The "Big Apple" is also one of those transitional intermediary forms between the rural dances [and] the urban dances. The "Big Apple," of course, is derived from the square dance, contra dance, form because it is done in a square as well as a circle. So it represents the merger of the ring shout, the counterclockwise circling of the old ring shout, the sacred ring shout, with the secular traditions of the contra dances. They come together in the urban environment. Africans bring both of those traditions to the North and they merge in the urban environment. The "Big Apple," like its predecessor, is called. So the "Big Apple" is really a transitional form in many ways. It's transitional not only for the African moving it to the North; it's transitional because it is really the first massive dance craze in America. We can discount the "Cakewalk" to some extent because the "Cakewalk" had much more of a rural profile than the "Big Apple." The "Big Apple" was seen almost exclusively as an urban dance. The "Cakewalk" was done on the plantation and then moved into the urban environment and is thought of as an urbanized rural form. The "Big Apple" originates in the urban environment.

Explain the significance of Congo Square in New Orleans.

What went on in Congo Square went on wherever there were Africans in America. I've seen accounts in which 10,000 African slaves come to dance in Albany, New York, or gathered together in dance contests in New York City, 6-7,000 for the Pinkster's Festival. Congo Square, I think, has been really misinterpreted in the historical literature. Congo Square has been interpreted as a fostering, a supportive gesture on the part of the city council of New Orleans to help African culture survive. Well, just the opposite was true. Congo Square represents a limiting because before the inauguration of Congo Square, Africans were allowed to dance all weekend in any vacant lot in the city. And of course, this caused problems, and so the city fathers started limiting the number of places as well as the hours that Africans could dance. And finally it is limited to one place on Sunday afternoon between four and six o'clock. And that place comes to be known as Congo Square.

What of the quadroon balls?

Wherever there was the concubinage of African women by white plantation owners and white men generally, there were vehicles for procuring concubines. These were dances that represent an aristocratic tradition, in the, quote, "mixed-race community" of New Orleans. Many of the attendees were slave women. Some of them were free women of color, and they came together, oftentimes chaperoned by their mothers, and at these dances they were chosen by protectors and many of these relationships lasted for life. They were not all exploitative. The quadroon ball was the vehicle through which the white male could procure this concubine. Of course, interracial marriage was illegal, but many of the men had Catholic ceremonies carried out nevertheless, by priests who were willing to violate the interracial marriage laws. And so these institutions, these dance institutions were places where women were taken as concubines.

These were institutions in which the women were expected to display good breeding. And so the dances were the high cultured dances of the European population -- waltzes, quadrilles. The more elegant dance form occurred there.

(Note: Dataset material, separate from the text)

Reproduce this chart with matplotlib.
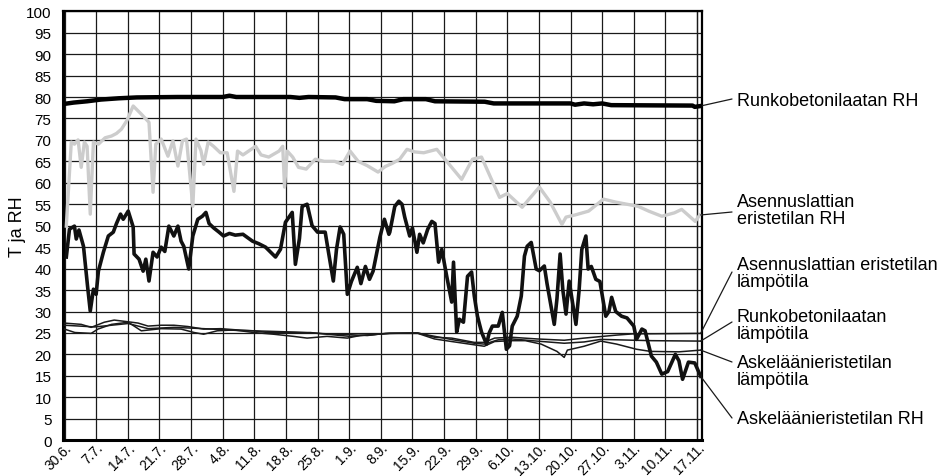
import numpy as np
import matplotlib
matplotlib.use("Agg")
import matplotlib.pyplot as plt
import matplotlib.transforms as mtransforms

plt.rcParams['font.family'] = ['Liberation Sans', 'DejaVu Sans']

# päivät alkaen 30.6.
tick_days = list(range(0, 141, 7))
tick_labels = ['30.6.', '7.7.', '14.7.', '21.7.', '28.7.', '4.8.', '11.8.', '18.8.',
               '25.8.', '1.9.', '8.9.', '15.9.', '22.9.', '29.9.', '6.10.', '13.10.',
               '20.10.', '27.10.', '3.11.', '10.11.', '17.11.']

# Runkobetonilaatan RH
runko_rh_d = [0, 2, 5, 8, 12, 16, 25, 35, 36.5, 38, 50, 52, 54, 60, 62, 67, 69, 73, 75, 80,
              82, 93, 95, 112, 113, 115, 117, 119, 121, 139, 139.5, 140.8]
runko_rh = [78.4, 78.7, 79.0, 79.4, 79.7, 79.9, 80.0, 80.0, 80.3, 80.0, 80.0, 79.8, 80.0, 79.9,
            79.5, 79.5, 79.1, 79.0, 79.5, 79.5, 79.0, 78.9, 78.5, 78.5, 78.2, 78.5, 78.3, 78.5,
            78.1, 78.0, 77.7, 77.9]

# Asennuslattian eristetilan RH
asen_rh_d = [0.4, 1.5, 2.2, 3.0, 3.7, 4.4, 5.0, 5.7, 6.4, 7.5, 9.0, 10.4, 11.5, 12.6, 13.8,
             15.2, 17.0, 18.7, 19.6, 20.2, 21.4, 22.9, 24.0, 25.1, 26.1, 27.0, 28.4, 29.1,
             30.2, 30.8, 31.8, 33.0, 34.5, 36.0, 37.5, 38.3, 39.5, 42.3, 43.5, 45.2, 47.5,
             48.3, 48.7, 49.3, 50.5, 51.8, 53.5, 55.5, 57.5, 59.8, 61.5, 63.2, 65.0, 67.0,
             69.4, 71.0, 72.5, 74.2, 75.8, 77.5, 79.5, 82.4, 84.6, 87.9, 90.3, 92.3, 94.5,
             96.3, 98.0, 101.3, 105.1, 107.5, 110.1, 111.0, 113.0, 116.0, 119.3, 122.0,
             124.5, 127.0, 129.3, 132.2, 135.0, 136.6, 138.0, 139.6, 140.6]
asen_rh = [49.9, 69.5, 69.0, 70.0, 63.6, 69.5, 68.5, 52.7, 69.5, 69.0, 70.5, 70.9, 71.5, 72.5,
           74.5, 77.9, 76.0, 74.1, 57.8, 69.0, 70.2, 66.2, 69.8, 63.9, 69.8, 70.2, 54.5, 70.2,
           67.5, 64.3, 69.5, 68.5, 67.0, 67.0, 58.0, 67.4, 66.5, 68.5, 66.5, 66.0, 67.4, 68.5,
           59.0, 67.4, 66.0, 63.6, 63.2, 65.5, 65.0, 65.0, 64.3, 67.4, 65.0, 64.0, 62.5, 63.8,
           64.5, 65.5, 67.8, 67.2, 67.0, 67.8, 65.0, 60.8, 65.5, 66.0, 60.8, 56.6, 57.5, 54.3,
           59.0, 55.5, 50.3, 52.0, 52.5, 53.4, 56.2, 55.5, 55.0, 54.5, 53.4, 52.2, 53.0, 53.8,
           52.5, 51.0, 52.5]

# Askeläänieristetilan RH
askel_rh_d = [0.4, 1.1, 2.2, 2.6, 3.2, 4.2, 5.1, 5.7, 6.4, 7.0, 7.5, 8.6, 9.7, 10.8, 11.5,
              12.4, 13.0, 14.1, 15.2, 15.4, 16.5, 17.4, 18.0, 18.7, 19.6, 20.5, 21.4, 22.2,
              23.1, 24.2, 25.1, 25.8, 26.4, 27.5, 28.4, 29.5, 30.5, 31.3, 32.0, 33.0, 34.2,
              35.2, 36.5, 37.8, 39.5, 41.6, 43.0, 44.5, 46.7, 47.8, 48.9, 50.4, 51.1, 52.0,
              52.6, 53.7, 54.8, 56.0, 57.7, 58.4, 59.5, 60.2, 61.0, 61.8, 62.6, 63.5, 64.8,
              65.6, 66.6, 67.5, 68.3, 69.8, 70.8, 71.8, 72.0, 73.1, 74.0, 74.7, 75.3, 76.4,
              77.0, 78.0, 78.6, 79.4, 80.4, 81.3, 82.0, 82.8, 83.5, 84.6, 85.7, 86.1, 86.8,
              87.4, 88.3, 89.2, 90.1, 90.7, 91.4, 92.3, 93.4, 94.0, 94.7, 96.0, 96.9, 97.8,
              98.5, 99.1, 100.2, 101.1, 101.8, 102.4, 103.3, 104.4, 105.1, 106.2, 106.8,
              108.4, 109.0, 109.7, 110.3, 111.0, 111.7, 112.3, 113.2, 113.9, 114.5, 115.4,
              115.9, 116.6, 117.6, 118.5, 119.8, 120.5, 121.1, 122.0, 123.3, 124.5, 126.0,
              126.6, 127.8, 128.5, 129.9, 131.0, 132.2, 133.5, 135.2, 136.0, 136.8, 138.1,
              139.5, 140.8]
askel_rh = [42.7, 49.2, 49.9, 46.9, 49.0, 45.2, 35.9, 30.1, 35.2, 34.0, 39.4, 43.8, 47.6, 48.5,
            50.5, 52.7, 51.5, 53.4, 49.7, 43.4, 42.2, 39.4, 42.2, 37.1, 43.8, 42.7, 45.0, 44.0,
            49.9, 47.6, 49.9, 46.4, 45.2, 39.9, 47.6, 51.5, 52.2, 53.1, 50.5, 49.5, 48.5, 47.6,
            48.2, 47.8, 48.0, 46.4, 45.8, 45.0, 42.7, 44.5, 50.8, 53.1, 41.0, 47.0, 54.5, 55.0,
            50.0, 48.5, 48.5, 44.0, 37.1, 44.5, 49.7, 48.0, 34.0, 37.0, 40.3, 36.5, 40.5, 37.5,
            39.4, 47.3, 51.5, 48.0, 48.5, 54.5, 55.7, 55.0, 52.0, 47.6, 49.5, 43.8, 48.0, 46.0,
            49.2, 51.0, 50.5, 41.5, 44.5, 38.2, 32.2, 41.5, 25.2, 28.2, 27.5, 38.2, 39.2, 33.6,
            28.9, 25.2, 22.4, 25.0, 26.6, 26.6, 29.8, 21.2, 22.0, 26.6, 28.9, 33.6, 42.9, 45.2,
            46.1, 39.9, 39.5, 40.6, 36.5, 27.0, 33.0, 43.4, 35.0, 29.4, 37.1, 33.0, 27.0, 35.0,
            44.5, 47.6, 39.9, 40.5, 37.5, 37.0, 28.9, 30.0, 33.3, 30.0, 28.9, 28.5, 26.6, 23.5,
            25.9, 25.5, 19.6, 18.2, 15.4, 16.0, 20.0, 18.5, 14.2, 18.2, 18.0, 14.9]

# Asennuslattian eristetilan lämpötila
asen_t_d = [0, 3.7, 5.9, 8.8, 11.0, 14.1, 16.3, 18.5, 21.4, 24.2, 27.3, 30.8, 34.6, 38.3, 41.9,
            44.9, 49.3, 54.4, 58.1, 63.2, 69.2, 72.0, 78.2, 81.9, 85.7, 90.7, 92.9, 95.2, 98.9,
            104.6, 110.6, 115.0, 122.2, 126.0, 129.7, 140.8]
asen_t = [27.3, 27.0, 26.3, 27.5, 28.0, 27.6, 27.3, 26.6, 26.8, 26.8, 26.5, 25.9, 26.0, 25.7,
          25.5, 25.1, 25.1, 25.1, 24.7, 24.2, 24.7, 24.9, 25.0, 24.0, 23.8, 22.8, 22.8, 23.8,
          24.0, 23.6, 23.3, 23.8, 24.5, 24.8, 24.8, 24.9]

# Runkobetonilaatan lämpötila
runko_t_d = [0, 6.7, 14.1, 18.5, 24.2, 30.8, 38.0, 45.0, 51.0, 58.0, 63.0, 67.0, 71.0, 78.0,
             82.0, 86.0, 90.7, 92.9, 96.0, 99.0, 104.6, 110.6, 115.0, 118.7, 126.0, 130.0, 140.8]
runko_t = [26.8, 26.4, 27.2, 26.0, 26.3, 26.0, 25.6, 25.4, 25.2, 24.8, 24.6, 24.4, 24.9, 25.0,
           24.2, 23.4, 22.6, 22.4, 23.4, 23.6, 23.1, 22.6, 22.9, 23.5, 23.3, 23.2, 23.1]

# Askeläänieristetilan lämpötila
askel_t_d = [0, 2.3, 5.9, 7.4, 10.4, 14.1, 17.0, 21.4, 25.8, 28.7, 30.8, 33.8, 37.5, 41.9,
             46.3, 50.7, 53.7, 58.1, 62.6, 65.4, 72.0, 78.2, 81.9, 85.7, 92.9, 95.2, 98.9,
             102.0, 105.5, 109.0, 110.6, 111.3, 115.0, 118.7, 122.2, 126.6, 129.7, 136.0, 140.8]
askel_t = [25.9, 25.1, 24.9, 25.9, 27.0, 27.5, 25.5, 26.0, 25.9, 25.1, 24.7, 25.5, 25.7, 25.1,
           24.7, 24.2, 23.8, 24.2, 23.8, 24.4, 24.9, 24.9, 23.6, 23.0, 21.9, 23.0, 23.2, 23.2,
           22.4, 20.7, 19.3, 21.0, 21.9, 23.1, 22.4, 21.2, 20.7, 20.6, 21.0]

fig = plt.figure(figsize=(9.53, 4.77), dpi=100)
ax = fig.add_axes([62.7 / 953, 35.8 / 477, (702 - 62.7) / 953, 429 / 477])

ax.plot(asen_t_d, asen_t, color='#1a1a1a', lw=1.1, zorder=3)
ax.plot(runko_t_d, runko_t, color='#1a1a1a', lw=1.1, zorder=3)
ax.plot(askel_t_d, askel_t, color='#1a1a1a', lw=1.1, zorder=3)
ax.plot(asen_rh_d, asen_rh, color='#cccccc', lw=2.4, zorder=3)
ax.plot(askel_rh_d, askel_rh, color='#111111', lw=2.6, zorder=4)
ax.plot(runko_rh_d, runko_rh, color='#000000', lw=3.2, zorder=4)

ax.set_xlim(-0.4, 141.1)
ax.set_ylim(0, 100)
ax.set_yticks(np.arange(0, 101, 5))
ax.set_xticks(tick_days)
ax.set_xticklabels(tick_labels, rotation=45, ha='right', va='top', fontsize=10)
ax.tick_params(axis='both', length=0)
ax.tick_params(axis='y', labelsize=11, pad=8)
ax.tick_params(axis='x', pad=0)
ax.grid(True, color='#1a1a1a', lw=0.9)
ax.set_axisbelow(True)
ax.axvline(140.0, color='#1a1a1a', lw=0.9, zorder=1)

offset = mtransforms.ScaledTranslation(10 / 100, 0, fig.dpi_scale_trans)
for lbl in ax.get_xticklabels():
    lbl.set_transform(lbl.get_transform() + offset)

ax.spines['left'].set_linewidth(2.2)
ax.spines['bottom'].set_linewidth(2.2)
ax.spines['top'].set_linewidth(1.6)
ax.spines['right'].set_linewidth(1.6)

ax.set_ylabel('T ja RH', fontsize=13, labelpad=0)

# selitteet oikealla
labels = [
    ('Runkobetonilaatan RH', 101, runko_rh[-1], 100),
    ('Asennuslattian\neristetilan RH', 211, asen_rh[-1], 213),
    ('Asennuslattian eristetilan\nlämpötila', 274, asen_t[-1], 273),
    ('Runkobetonilaatan\nlämpötila', 326, runko_t[-1], 323),
    ('Askeläänieristetilan\nlämpötila', 372, askel_t[-1], 363),
    ('Askeläänieristetilan RH', 420, askel_rh[-1], 419),
]
for text, ty, val, ly in labels:
    fig.text(737 / 953, 1 - ty / 477, text, fontsize=13, ha='left', va='center',
             linespacing=1.05)
    ax.annotate('', xy=(140.8, val), xycoords='data',
                xytext=(732, 477 - ly), textcoords='figure pixels',
                arrowprops=dict(arrowstyle='-', lw=0.9, color='#1a1a1a',
                                shrinkA=0, shrinkB=0),
                annotation_clip=False)

fig.savefig('out.png', dpi=100)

Dance is like other aspects of culture, it reflects the people that originate it. And if the people that originate the dance are members of an elite, then the dance somehow reflects that. And so the dances that were done reflect the class stratification in the African community.

The dances that were done at the quadroon balls would be rotation minuet, waltzes, European dances. They were far less African than the dances done by, quote, "the folks" on the plantation. Now, this is not to say that the quadroons at the quadroon balls didn't also do the African dances. Of course they did. The quadroon balls provided a particular context and inside of that context, there are certain rules that apply that govern the dancing as well as the social behavior, that govern the social interaction, and the dancing was part of that social interaction. The dancing represents the full spectrum of the courtship ritual.